I have one of these boards myself and it does the SAME thing. Using a 4-digit POST code testing card I get - - - - on the display, no matter what I do. No beeps, nothing. I can run the system with all the components or run it without anything else connected at all (just the board and PSU, no CPU) and it still does the same thing. I've tried multiple CPUs, multiple RAM sticks, everything. Since there are no beeps or any POST codes at all, I'm thinking it is failing very early in the process.
Does this sound like a BIOS problem?
If so, my best bet is probably to get a less desirable board that I have laying around and hot-swap the BIOS chips to program one for this board. Are all BIOS chips from this time period likely to be compatible with all sockets as long as they are physically the same size and number of pins?
EDIT: Apparently, this board just needed to hear the threat of having its BIOS hot swapped into another system. Strangely, after disconnecting the keyboard, putting in yet another stick of SDRAM and reinserting a CPU, it started giving beep codes! When I inserted some EDO RAM (it has SIMM and DIMM slots) it booted right up without a hitch! I'll have to check the BIOS settings to figure out why it doesn't seem to want to POST with SDRAM, but the BIOS seems to be fine.
I have no idea why it wouldn't come on before, but I'm happy its working. The board is absolutely pristine. It may not have ever even been used.
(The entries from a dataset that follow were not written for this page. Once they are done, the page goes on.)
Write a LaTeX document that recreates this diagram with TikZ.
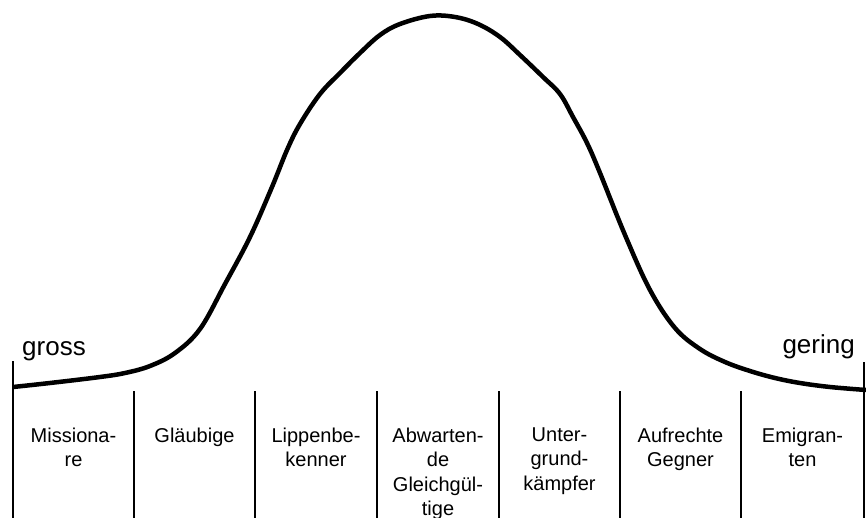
\documentclass[tikz,border=0pt]{standalone}
\usepackage{fontspec}
\setmainfont{Liberation Sans}
\usetikzlibrary{positioning}

\begin{document}
\begin{tikzpicture}[x=1pt, y=-1pt,
    every node/.style={inner sep=0pt, align=center},
    colname/.style={anchor=north, font=\fontsize{20}{24.5}\selectfont},
    endname/.style={font=\fontsize{26}{30}\selectfont},
    divider/.style={line width=2pt},
    bell/.style={line width=4.5pt, line join=round}]
    \useasboundingbox (0,0) rectangle (866,518);
    \clip (0,0) rectangle (866,518);

    % frame and column dividers
    \coordinate (l0) at (13,361);  \coordinate (b0) at (13,518);
    \coordinate (l7) at (864,362); \coordinate (b7) at (864,518);
    \draw[divider] (l0) -- (b0);
    \draw[divider] (l7) -- (b7);
    \draw[divider] (134,391) -- (134,518);
    \draw[divider] (255,391) -- (255,518);
    \draw[divider] (377,391) -- (377,518);
    \draw[divider] (499,391) -- (499,518);
    \draw[divider] (620,391) -- (620,518);
    \draw[divider] (741,391) -- (741,518);

    % bell curve
    \draw[bell] plot[smooth, tension=0.6] coordinates {
        (13,387) (50,383) (100,377) (125,373) (150,366) (175,353)
        (200,329) (225,284) (250,237) (272,187) (287,150) (300,124)
        (320,94) (340,73) (360,53) (380,35) (400,24) (430,16)
        (455,17) (478,24) (500,37) (520,55) (543,77) (560,94)
        (573,117) (587,143) (600,173) (625,235) (650,290) (675,328)
        (700,349) (725,362) (750,371) (775,378) (800,383) (830,387)
        (866,390)};

    % end labels
    \node[endname, anchor=base west] (gross) at (22,355) {gross};
    \node[endname, anchor=base east] (gering) at (855,353) {gering};

    % column labels
    \node[colname] (missionare) at (73.5,427.5) {Missiona-\\re};
    \node[colname] (glaeubige) at (194.5,427.5) {Gläubige};
    \node[colname] (lippen) at (316,427.5) {Lippenbe-\\kenner};
    \node[colname] (abwartende) at (438,427.5) {Abwarten-\\de\\Gleichgül-\\tige};
    \node[colname] (untergrund) at (559.5,427.5) {Unter-\\grund-\\kämpfer};
    \node[colname] (aufrechte) at (680.5,427.5) {Aufrechte\\Gegner};
    \node[colname] (emigranten) at (802.5,427.5) {Emigran-\\ten};
\end{tikzpicture}
\end{document}
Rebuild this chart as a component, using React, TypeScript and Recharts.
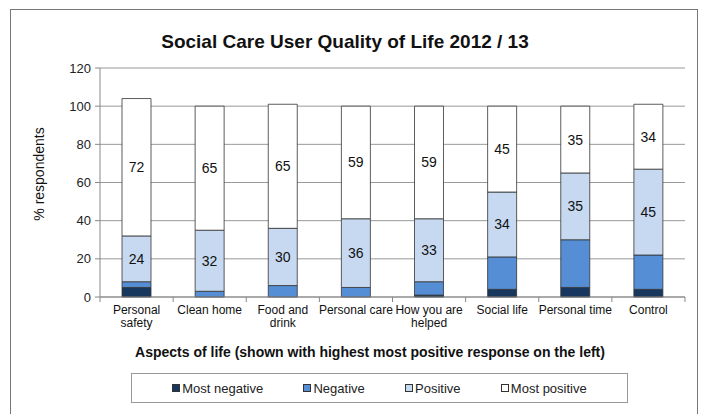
import React from 'react';
import { BarChart, Bar, XAxis, YAxis, CartesianGrid, LabelList } from 'recharts';

const categories = ['Personal\nsafety', 'Clean home', 'Food and\ndrink', 'Personal care', 'How you are\nhelped', 'Social life', 'Personal time', 'Control'];
const mostNegative = [5, 0, 0, 0, 1, 4, 5, 4];
const negative = [3, 3, 6, 5, 7, 17, 25, 18];
const positive = [24, 32, 30, 36, 33, 34, 35, 45];
const mostPositive = [72, 65, 65, 59, 59, 45, 35, 34];
const yTicks = [0, 20, 40, 60, 80, 100, 120];

const seriesNames = ['Most negative', 'Negative', 'Positive', 'Most positive'];
const colors = ['#17375E', '#558ED5', '#C6D9F1', '#FFFFFF'];

const data = categories.map((c, i) => ({
  name: c,
  mostNegative: mostNegative[i],
  negative: negative[i],
  positive: positive[i],
  mostPositive: mostPositive[i],
}));

const FONT = "'Liberation Sans', Arial, sans-serif";
const W = 702;
const H = 414;
const xAxisHeight = 30;
const margin = { top: 68, right: 17, bottom: 117 - xAxisHeight, left: 0 };
const yAxisWidth = 100;
const plotWidth = W - margin.left - margin.right - yAxisWidth;
const band = plotWidth / categories.length;

const XTick = (props: any) => {
  const { x, y, payload } = props;
  const lines = String(payload.value).split('\n');
  return (
    <g>
      <line x1={x + band / 2} x2={x + band / 2} y1={y - 8} y2={y - 3} stroke="#888" />
      {payload.index === 0 && (
        <line x1={x - band / 2} x2={x - band / 2} y1={y - 8} y2={y - 3} stroke="#888" />
      )}
      {lines.map((l, i) => (
        <text key={i} x={x} y={y + 9 + i * 13} textAnchor="middle" fontSize={12} fill="#111" style={{ fontFamily: FONT }}>
          {l}
        </text>
      ))}
    </g>
  );
};

const LegendBox = () => (
  <div
    style={{
      position: 'absolute',
      left: 131,
      top: 373,
      width: 495,
      height: 28,
      border: '1px solid #999',
      display: 'flex',
      justifyContent: 'space-evenly',
      alignItems: 'center',
      fontFamily: FONT,
      fontSize: 13,
      color: '#222',
    }}
  >
    {seriesNames.map((n, i) => (
      <span key={n} style={{ display: 'flex', alignItems: 'center' }}>
        <span style={{ display: 'inline-block', width: 6, height: 6, background: colors[i], border: '1px solid #333', marginRight: 2 }} />
        {n}
      </span>
    ))}
  </div>
);

export default function App() {
  return (
    <div style={{ position: 'absolute', left: 0, top: 0, width: W, height: H, background: '#fff', overflow: 'hidden', fontFamily: FONT }}>
      <div style={{ position: 'absolute', left: 10, top: 9, width: 686, height: 430, border: '1px solid #777' }} />
      <div style={{ position: 'absolute', left: 0, top: 0 }}>
        <BarChart width={W} height={H} data={data} margin={margin}>
          <text x={345} y={48} textAnchor="middle" fontSize={19} fontWeight="bold" fill="#111" style={{ fontFamily: FONT }}>
            Social Care User Quality of Life 2012 / 13
          </text>
          <text x={370} y={357} textAnchor="middle" fontSize={14} fontWeight="bold" fill="#111" style={{ fontFamily: FONT }}>
            Aspects of life (shown with highest most positive response on the left)
          </text>
          <text x={44} y={174} textAnchor="middle" fontSize={14} fill="#111" transform="rotate(-90 44 174)" style={{ fontFamily: FONT }}>
            % respondents
          </text>
          <CartesianGrid vertical={false} stroke="#999" />
          <XAxis dataKey="name" height={xAxisHeight} tick={<XTick />} tickLine={false} axisLine={{ stroke: '#888' }} interval={0} />
          <YAxis
            domain={[0, 120]}
            ticks={yTicks}
            width={yAxisWidth}
            tickSize={5}
            tickMargin={4}
            tickLine={{ stroke: '#888' }}
            axisLine={{ stroke: '#888' }}
            tick={{ fontSize: 13, fill: '#222', fontFamily: FONT }}
          />
          <YAxis yAxisId="right" orientation="right" width={0} domain={[0, 120]} tick={false} tickLine={false} axisLine={{ stroke: '#999' }} />
          <Bar dataKey="mostNegative" name={seriesNames[0]} stackId="a" fill={colors[0]} stroke="#333" strokeWidth={0.8} barSize={29} isAnimationActive={false} />
          <Bar dataKey="negative" name={seriesNames[1]} stackId="a" fill={colors[1]} stroke="#333" strokeWidth={0.8} barSize={29} isAnimationActive={false} />
          <Bar dataKey="positive" name={seriesNames[2]} stackId="a" fill={colors[2]} stroke="#333" strokeWidth={0.8} barSize={29} isAnimationActive={false}>
            <LabelList dataKey="positive" position="center" fontSize={14} fill="#111" fontFamily={FONT} />
          </Bar>
          <Bar dataKey="mostPositive" name={seriesNames[3]} stackId="a" fill={colors[3]} stroke="#333" strokeWidth={0.8} barSize={29} isAnimationActive={false}>
            <LabelList dataKey="mostPositive" position="center" fontSize={14} fill="#111" fontFamily={FONT} />
          </Bar>
        </BarChart>
      </div>
      <LegendBox />
    </div>
  );
}
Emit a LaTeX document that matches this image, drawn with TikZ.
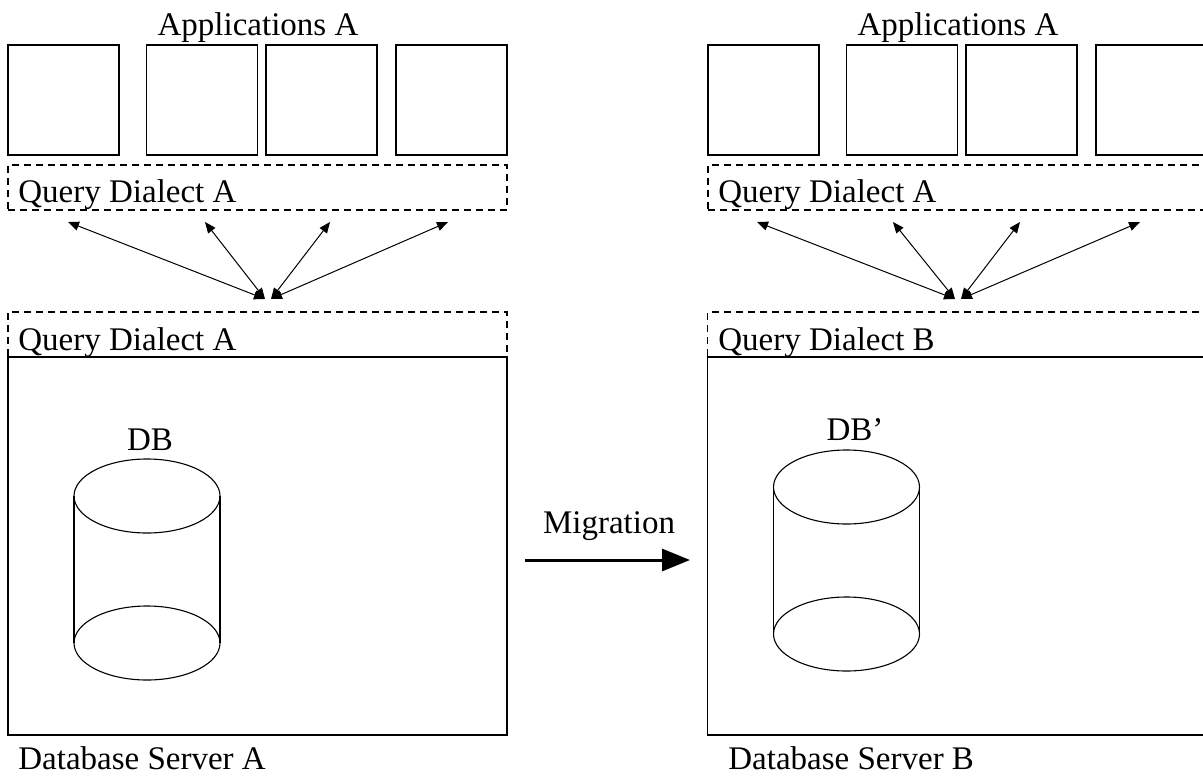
\documentclass[tikz,border=0pt]{standalone}
\usepackage{fontspec}
\setmainfont{Liberation Serif}
\usetikzlibrary{arrows.meta}

\begin{document}
\begin{tikzpicture}[x=0.5pt, y=-0.5pt,
  font={\fontsize{16.5}{19}\selectfont},
  appbox/.style={draw, line width=0.8pt, minimum width=55.5pt, minimum height=55pt, inner sep=0pt, outer sep=0pt},
  dialect/.style={draw, dash pattern=on 3.5pt off 2.5pt, line width=0.7pt, minimum width=249.5pt, minimum height=22.5pt, inner sep=0pt, outer sep=0pt},
  server/.style={draw, line width=0.8pt, minimum width=249.5pt, minimum height=189pt, inner sep=0pt, outer sep=0pt},
  txt/.style={inner sep=0pt, anchor=base west},
  link/.style={line width=0.5pt, {Triangle[length=5.5pt,width=4.5pt]}-{Triangle[length=5.5pt,width=4.5pt]}},
  dbline/.style={line width=0.55pt}]
  \useasboundingbox (0,0) rectangle (1203,776);
  \clip (0,0) rectangle (1203,776);

  % application boxes, both sides
  \foreach \side/\dx in {l/0, r/700} {
    \foreach \cx [count=\n] in {63.5, 202, 321.5, 451.5}
      \node[appbox] (app\side\n) at (\cx+\dx, 100) {};
  }
  \node[txt, anchor=base] (appsl) at (258,35) {Applications A};
  \node[txt, anchor=base] (appsr) at (958,35) {Applications A};

  % query dialect layers
  \node[dialect] (topl) at (257.5,187.5) {};
  \node[dialect] (topr) at (957.5,187.5) {};
  \node[dialect] (botl) at (257.5,334.5) {};
  \node[dialect] (botr) at (957,334.5) {};
  \node[txt] (qtl) at (18,202) {Query Dialect A};
  \node[txt] (qtr) at (718,202) {Query Dialect A};
  \node[txt] (qbl) at (18,350) {Query Dialect A};
  \node[txt] (qbr) at (718,350) {Query Dialect B};

  % servers
  \node[server] (srvl) at (257.5,546) {};
  \node[server] (srvr) at (957,546) {};
  \node[txt] (namel) at (18,769) {Database Server A};
  \node[txt] (namer) at (728,769) {Database Server B};

  % links between the dialects
  \foreach \x [count=\n] in {68, 205, 330, 448}
    \coordinate (ql\n) at (\x,222);
  \foreach \x [count=\n] in {757, 893, 1020, 1140}
    \coordinate (qr\n) at (\x,222);
  \coordinate (jl1) at (265,299);
  \coordinate (jl2) at (271,299);
  \coordinate (jr1) at (955,299);
  \coordinate (jr2) at (961,299);
  \draw[link] (ql1) -- (jl1);
  \draw[link] (ql2) -- (jl1);
  \draw[link] (ql3) -- (jl2);
  \draw[link] (ql4) -- (jl2);
  \draw[link] (qr1) -- (jr1);
  \draw[link] (qr2) -- (jr1);
  \draw[link] (qr3) -- (jr2);
  \draw[link] (qr4) -- (jr2);

  % databases
  \foreach \cx/\ct/\cb in {147/496/643, 846.5/487/634} {
    \draw[dbline] (\cx,\ct) ellipse [x radius=36.5pt, y radius=18.5pt];
    \draw[dbline] (\cx,\cb) ellipse [x radius=36.5pt, y radius=18.5pt];
    \draw[dbline] (\cx-73,\ct) -- (\cx-73,\cb);
    \draw[dbline] (\cx+73,\ct) -- (\cx+73,\cb);
  }
  \node[txt, anchor=base] (dbl) at (150,450) {DB};
  \node[txt, anchor=base] (dbr) at (855,440) {DB'};

  % migration
  \node[txt, anchor=base] (mig) at (609,533) {Migration};
  \coordinate (migs) at (525,560);
  \coordinate (mige) at (690,560);
  \draw[line width=1.5pt, -{Triangle[length=14pt,width=11pt]}] (migs) -- (mige);
\end{tikzpicture}
\end{document}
EDIT2: Woohoo! Apparently the crazy DRAM speed select jumpers (which are split between two different banks of jumpers) were set to run at the AGP Clock, rather than the CPU clock. Some of my SDRAM still didn't want to run in this board but the Samsung 128MB PC-100 CAS3 stick I've been using for testing booted up perfectly after switching the DRAM jumper to CPU Clock (100Mhz in this case). Still no idea why it was totally dead earlier, but I'll keep playing with it just in case the problem returns. This seems like a nice board though. FSB overclocking settings on the board, well documented jumper settings, nice BIOS options... it even has a "Y2K CMOS Update" enabled/disabled setting in the Chipset Features Setup. 🤣
Now for some blitting from the back buffer.